What you return should match every record exactly, with the images removed.

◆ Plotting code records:
[BEGIN]
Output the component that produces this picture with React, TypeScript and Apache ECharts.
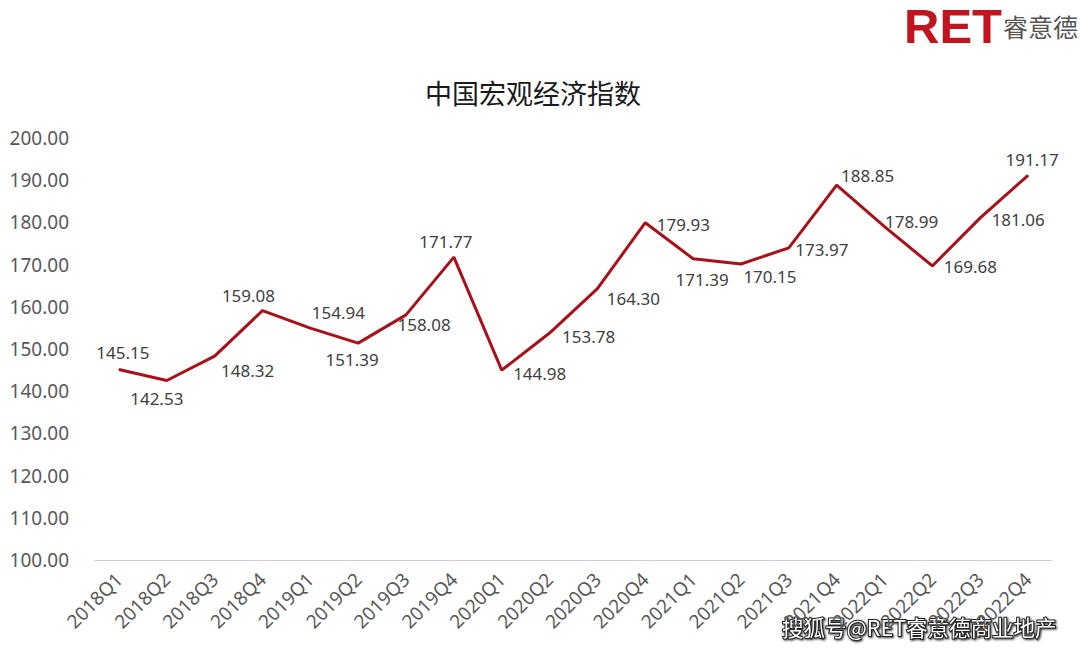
import React, { useEffect, useRef } from "react";
import * as echarts from "echarts";

const categories = [
  "2018Q1", "2018Q2", "2018Q3", "2018Q4",
  "2019Q1", "2019Q2", "2019Q3", "2019Q4",
  "2020Q1", "2020Q2", "2020Q3", "2020Q4",
  "2021Q1", "2021Q2", "2021Q3", "2021Q4",
  "2022Q1", "2022Q2", "2022Q3", "2022Q4",
];

const indexValues = [
  145.15, 142.53, 148.32, 159.08,
  154.94, 151.39, 158.08, 171.77,
  144.98, 153.78, 164.30, 179.93,
  171.39, 170.15, 173.97, 188.85,
  178.99, 169.68, 181.06, 191.17,
];

// label centre offsets from each point (pixels), styling only
const labelOffsets: [number, number][] = [
  [4, -17], [-10, 18], [33, 14], [-14, -15],
  [28, -16], [-6, 16], [18, 10], [-8, -16],
  [38, 3], [39, 3], [36, 10], [38, 2],
  [9, 21], [29, 13], [33, 2], [31, -10],
  [27, -5], [38, 1], [38, 2], [4, -16],
];

const FONT = "'Noto Sans', 'Noto Sans CJK SC', sans-serif";

export default function App() {
  const ref = useRef<HTMLDivElement>(null);
  useEffect(() => {
    if (!ref.current) return;
    const chart = echarts.init(ref.current, null, { renderer: "svg" });
    chart.setOption({
      animation: false,
      backgroundColor: "#ffffff",
      title: {
        text: "中国宏观经济指数",
        left: 528,
        top: 75,
        textAlign: "center",
        textStyle: { fontFamily: FONT, fontSize: 27, fontWeight: "normal", color: "#1a1a1a" },
      },
      grid: { left: 95, right: 28, top: 138, bottom: 91, containLabel: false },
      xAxis: {
        type: "category",
        data: categories,
        boundaryGap: true,
        axisLine: { show: true, lineStyle: { color: "#d0d0d0", width: 1 } },
        axisTick: { show: false },
        axisLabel: {
          rotate: 45,
          color: "#595959",
          fontSize: 19,
          fontFamily: FONT,
          margin: 16,
          interval: 0,
        },
        splitLine: { show: false },
      },
      yAxis: {
        type: "value",
        min: 100,
        max: 200,
        interval: 10,
        axisLine: { show: false },
        axisTick: { show: false },
        splitLine: { show: false },
        axisLabel: {
          formatter: (v: number) => v.toFixed(2),
          color: "#595959",
          fontSize: 19,
          fontFamily: FONT,
          margin: 26,
        },
      },
      series: [
        {
          type: "line",
          data: indexValues.map((v, i) => ({
            value: v,
            label: { offset: labelOffsets[i] },
          })),
          symbol: "circle",
          symbolSize: 1,
          itemStyle: { color: "#a8101a" },
          lineStyle: { color: "#a8101a", width: 3 },
          label: {
            show: true,
            position: "inside",
            formatter: (p: any) => Number(p.value).toFixed(2),
            color: "#404040",
            fontSize: 17,
            fontFamily: FONT,
          },
        },
      ],
      graphic: [
        {
          type: "text",
          left: 904,
          top: 1,
          style: {
            text: "RET",
            fontSize: 49,
            fontWeight: "bold",
            fontFamily: "'Liberation Sans', Arial, sans-serif",
            fill: "#c0141f",
          },
        },
        {
          type: "text",
          left: 1003,
          top: 13,
          style: {
            text: "睿意德",
            fontSize: 25,
            fontFamily: "'Noto Sans CJK SC', sans-serif",
            fill: "#555555",
          },
        },
        {
          type: "text",
          left: 781,
          top: 615,
          style: {
            text: "搜狐号@RET睿意德商业地产",
            fontSize: 21.5,
            fontFamily: "'Noto Sans CJK SC', sans-serif",
            fill: "#ffffff",
            stroke: "#222222",
            lineWidth: 2,
            textShadowColor: "rgba(0,0,0,0.8)",
            textShadowBlur: 2,
            textShadowOffsetX: 1,
            textShadowOffsetY: 1,
          },
        },
      ],
    });
    return () => chart.dispose();
  }, []);
  return <div ref={ref} style={{ width: 1080, height: 651, position: "absolute", left: 0, top: 0 }} />;
}
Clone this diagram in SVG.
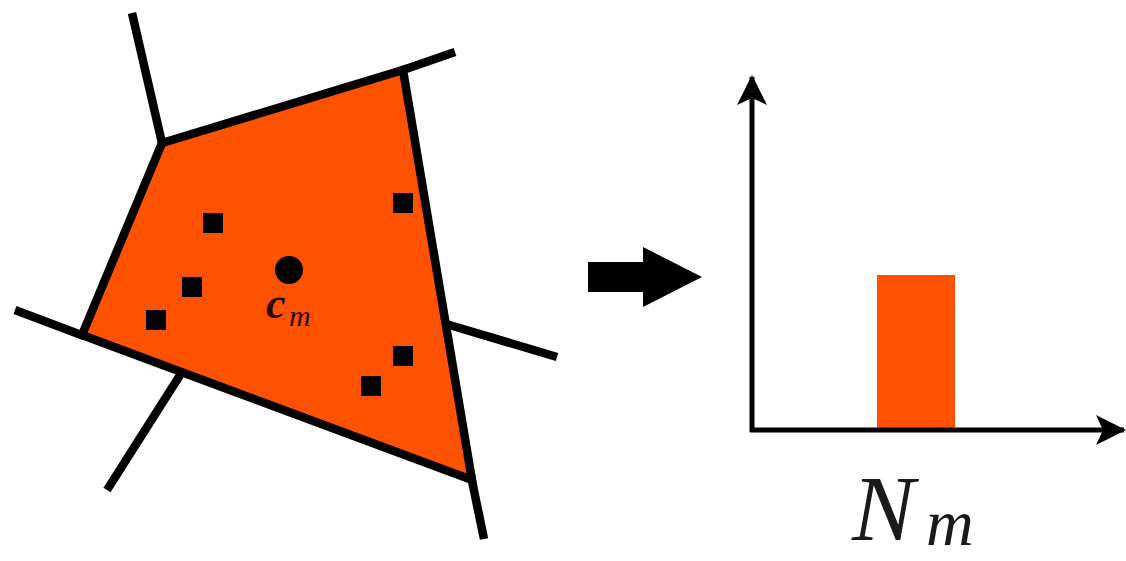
[END]
◆ Answer for the task:
Output the component that produces this picture with React, TypeScript and Apache ECharts.
import React, { useEffect, useRef } from "react";
import * as echarts from "echarts";

const categories = [
  "2018Q1", "2018Q2", "2018Q3", "2018Q4",
  "2019Q1", "2019Q2", "2019Q3", "2019Q4",
  "2020Q1", "2020Q2", "2020Q3", "2020Q4",
  "2021Q1", "2021Q2", "2021Q3", "2021Q4",
  "2022Q1", "2022Q2", "2022Q3", "2022Q4",
];

const indexValues = [
  145.15, 142.53, 148.32, 159.08,
  154.94, 151.39, 158.08, 171.77,
  144.98, 153.78, 164.30, 179.93,
  171.39, 170.15, 173.97, 188.85,
  178.99, 169.68, 181.06, 191.17,
];

// label centre offsets from each point (pixels), styling only
const labelOffsets: [number, number][] = [
  [4, -17], [-10, 18], [33, 14], [-14, -15],
  [28, -16], [-6, 16], [18, 10], [-8, -16],
  [38, 3], [39, 3], [36, 10], [38, 2],
  [9, 21], [29, 13], [33, 2], [31, -10],
  [27, -5], [38, 1], [38, 2], [4, -16],
];

const FONT = "'Noto Sans', 'Noto Sans CJK SC', sans-serif";

export default function App() {
  const ref = useRef<HTMLDivElement>(null);
  useEffect(() => {
    if (!ref.current) return;
    const chart = echarts.init(ref.current, null, { renderer: "svg" });
    chart.setOption({
      animation: false,
      backgroundColor: "#ffffff",
      title: {
        text: "中国宏观经济指数",
        left: 528,
        top: 75,
        textAlign: "center",
        textStyle: { fontFamily: FONT, fontSize: 27, fontWeight: "normal", color: "#1a1a1a" },
      },
      grid: { left: 95, right: 28, top: 138, bottom: 91, containLabel: false },
      xAxis: {
        type: "category",
        data: categories,
        boundaryGap: true,
        axisLine: { show: true, lineStyle: { color: "#d0d0d0", width: 1 } },
        axisTick: { show: false },
        axisLabel: {
          rotate: 45,
          color: "#595959",
          fontSize: 19,
          fontFamily: FONT,
          margin: 16,
          interval: 0,
        },
        splitLine: { show: false },
      },
      yAxis: {
        type: "value",
        min: 100,
        max: 200,
        interval: 10,
        axisLine: { show: false },
        axisTick: { show: false },
        splitLine: { show: false },
        axisLabel: {
          formatter: (v: number) => v.toFixed(2),
          color: "#595959",
          fontSize: 19,
          fontFamily: FONT,
          margin: 26,
        },
      },
      series: [
        {
          type: "line",
          data: indexValues.map((v, i) => ({
            value: v,
            label: { offset: labelOffsets[i] },
          })),
          symbol: "circle",
          symbolSize: 1,
          itemStyle: { color: "#a8101a" },
          lineStyle: { color: "#a8101a", width: 3 },
          label: {
            show: true,
            position: "inside",
            formatter: (p: any) => Number(p.value).toFixed(2),
            color: "#404040",
            fontSize: 17,
            fontFamily: FONT,
          },
        },
      ],
      graphic: [
        {
          type: "text",
          left: 904,
          top: 1,
          style: {
            text: "RET",
            fontSize: 49,
            fontWeight: "bold",
            fontFamily: "'Liberation Sans', Arial, sans-serif",
            fill: "#c0141f",
          },
        },
        {
          type: "text",
          left: 1003,
          top: 13,
          style: {
            text: "睿意德",
            fontSize: 25,
            fontFamily: "'Noto Sans CJK SC', sans-serif",
            fill: "#555555",
          },
        },
        {
          type: "text",
          left: 781,
          top: 615,
          style: {
            text: "搜狐号@RET睿意德商业地产",
            fontSize: 21.5,
            fontFamily: "'Noto Sans CJK SC', sans-serif",
            fill: "#ffffff",
            stroke: "#222222",
            lineWidth: 2,
            textShadowColor: "rgba(0,0,0,0.8)",
            textShadowBlur: 2,
            textShadowOffsetX: 1,
            textShadowOffsetY: 1,
          },
        },
      ],
    });
    return () => chart.dispose();
  }, []);
  return <div ref={ref} style={{ width: 1080, height: 651, position: "absolute", left: 0, top: 0 }} />;
}
Clone this diagram in SVG.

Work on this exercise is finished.